GIVEN TASK: Search the records for "chart" and copy each line that holds it.

THE RECORDS:
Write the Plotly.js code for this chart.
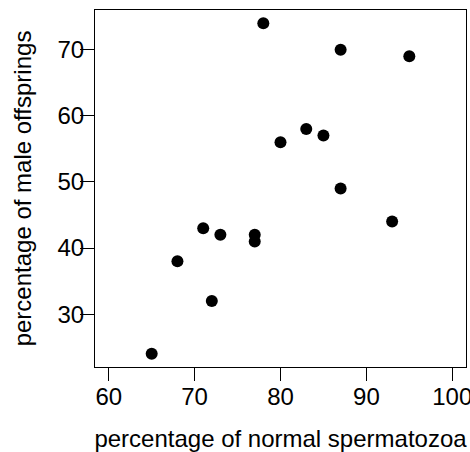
<!DOCTYPE html>
<html>
<head>
<meta charset="utf-8">
<script src="https://cdn.plot.ly/plotly-3.0.1.min.js"></script>
<style>html,body{margin:0;padding:0;background:#fff;}#chart{width:470px;height:452px;}</style>
</head>
<body>
<div id="chart"></div>
<script>
const normalSpermatozoa = [65, 68, 71, 72, 73, 77, 77, 78, 80, 83, 85, 87, 87, 93, 95];
const maleOffsprings   = [24, 38, 43, 32, 42, 42, 41, 74, 56, 58, 57, 70, 49, 44, 69];
const xTicks = [60, 70, 80, 90, 100];
const yTicks = [30, 40, 50, 60, 70];
const xTitle = "percentage of normal spermatozoa";
const yTitle = "percentage of male offsprings";

const font = {family: "Liberation Sans, Arial, Helvetica, sans-serif", size: 24, color: "#000"};

Plotly.newPlot("chart", [{
  x: normalSpermatozoa,
  y: maleOffsprings,
  type: "scatter",
  mode: "markers",
  marker: {color: "#000", size: 12, line: {width: 0}},
  hoverinfo: "x+y"
}], {
  width: 470, height: 452,
  margin: {l: 95, r: 4, t: 10, b: 85, pad: 0},
  paper_bgcolor: "#fff", plot_bgcolor: "#fff",
  showlegend: false,
  font: font,
  xaxis: {
    range: [58.4, 101.6], tickvals: xTicks, ticktext: xTicks.map(String),
    ticks: "outside", ticklen: 13, tickwidth: 1, tickcolor: "#000",
    ticklabeloverflow: "allow", ticklabelstandoff: -5,
    showline: true, mirror: true, linecolor: "#000", linewidth: 1,
    showgrid: false, zeroline: false, tickfont: font, automargin: false,
    title: {text: xTitle, font: font, standoff: 22}
  },
  yaxis: {
    range: [22, 76], tickvals: yTicks, ticktext: yTicks.map(String),
    ticks: "outside", ticklen: 14, tickwidth: 1, tickcolor: "#000",
    ticklabeloverflow: "allow", ticklabelstandoff: -9,
    showline: true, mirror: true, linecolor: "#000", linewidth: 1,
    showgrid: false, zeroline: false, tickfont: font, automargin: false,
    title: {text: yTitle, font: font, standoff: 19}
  }
}, {displayModeBar: false, staticPlot: true});
</script>
</body>
</html>
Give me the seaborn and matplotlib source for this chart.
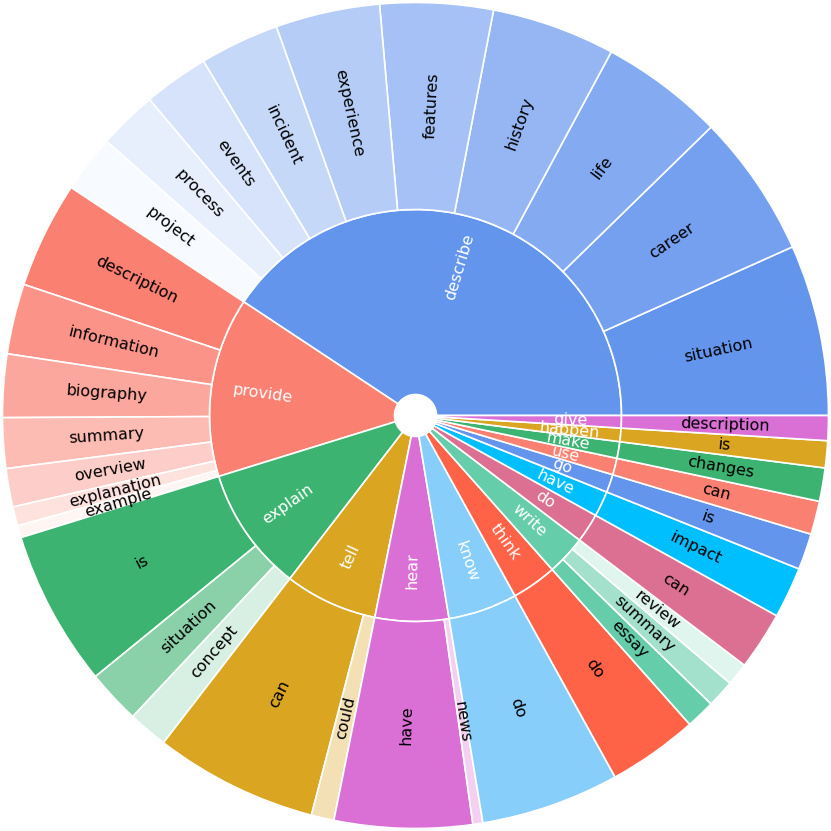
import numpy as np
import pandas as pd
import matplotlib
matplotlib.use('Agg')
import matplotlib.pyplot as plt
import seaborn as sns

# inner ring: verbs (order as drawn, counter-clockwise from 3 o'clock)
verbs = ['describe', 'provide', 'explain', 'tell', 'hear', 'know', 'think',
         'write', 'do', 'have', 'go', 'use', 'make', 'happen', 'give']
verb_colors = ['#6495ED', '#FA8072', '#3CB371', '#DAA520', '#DA70D6',
               '#87CEFA', '#FF6347', '#66CDAA', '#DB7093', '#00BFFF',
               '#6495ED', '#FA8072', '#3CB371', '#DAA520', '#DA70D6']

# outer ring: nouns under each verb
noun_parent = (['describe'] * 10 + ['provide'] * 7 + ['explain'] * 3 +
               ['tell'] * 2 + ['hear'] * 2 + ['know', 'think'] +
               ['write'] * 3 + ['do', 'have', 'go', 'use', 'make', 'happen', 'give'])
nouns = ['situation', 'career', 'life', 'history', 'features', 'experience',
         'incident', 'events', 'process', 'project',
         'description', 'information', 'biography', 'summary', 'overview',
         'explanation', 'example',
         'is', 'situation', 'concept',
         'can', 'could',
         'have', 'news',
         'do', 'do',
         'essay', 'summary', 'review',
         'can', 'impact', 'is', 'can', 'changes', 'is', 'description']
noun_values = [24.1, 20.2, 17.4, 17.4, 15.9, 14.7, 11.2, 9.2, 8.3, 8.1,
               15.0, 9.9, 8.9, 7.1, 5.4, 2.7, 1.7,
               22.0, 7.6, 5.6,
               23.0, 3.2,
               19.4, 1.4,
               19.5, 12.7,
               4.1, 3.9, 3.2,
               8.2, 7.2, 5.1, 4.7, 4.7, 3.8, 3.5]

df = pd.DataFrame({'verb': noun_parent, 'noun': nouns, 'value': noun_values})
verb_df = df.groupby('verb', sort=False)['value'].sum().reindex(verbs).reset_index()

# children fade from the parent colour toward white
noun_colors = []
for v, c in zip(verbs, verb_colors):
    n = (df['verb'] == v).sum()
    pal = sns.blend_palette([c, 'white'], 2 * n)
    noun_colors += [pal[2 * i] for i in range(n)]

sns.set_style('white')
plt.rcParams['font.family'] = ['DejaVu Sans']

fig = plt.figure(figsize=(8.31, 8.31), dpi=100)
ax = fig.add_axes([0, 0, 1, 1])

R_hole, R_mid, R_out = 21, 206, 413
edge = dict(edgecolor='white', linewidth=1.2)

inner, _ = ax.pie(verb_df['value'], radius=R_mid, startangle=0, counterclock=True,
                  colors=verb_colors, wedgeprops=dict(width=R_mid - R_hole, **edge))
outer, _ = ax.pie(df['value'], radius=R_out, startangle=0, counterclock=True,
                  colors=noun_colors, wedgeprops=dict(width=R_out - R_mid, **edge))


def put_labels(wedges, labels, r, color):
    for w, lab in zip(wedges, labels):
        mid = (w.theta1 + w.theta2) / 2 % 360
        x, y = r * np.cos(np.radians(mid)), r * np.sin(np.radians(mid))
        if 90 < mid < 270:
            rot = mid - 180
        elif mid >= 270:
            rot = mid - 360
        else:
            rot = mid
        ax.text(x, y, lab, rotation=rot, rotation_mode='anchor',
                ha='center', va='center', color=color, fontsize=11.5)


put_labels(inner, verb_df['verb'], 155, 'white')
put_labels(outer, df['noun'], 310, 'black')

ax.set_xlim(-415.5, 415.5)
ax.set_ylim(-415.5, 415.5)
ax.set_aspect('equal')
ax.axis('off')

plt.savefig('out.png', dpi=100, facecolor='white')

SOLUTION TO THIS PROBLEM:
Write the Plotly.js code for this chart.
<style>html,body{margin:0;padding:0;background:#fff;}#chart{width:470px;height:452px;}</style>
<div id="chart"></div>
Plotly.newPlot("chart", [{
Give me the seaborn and matplotlib source for this chart.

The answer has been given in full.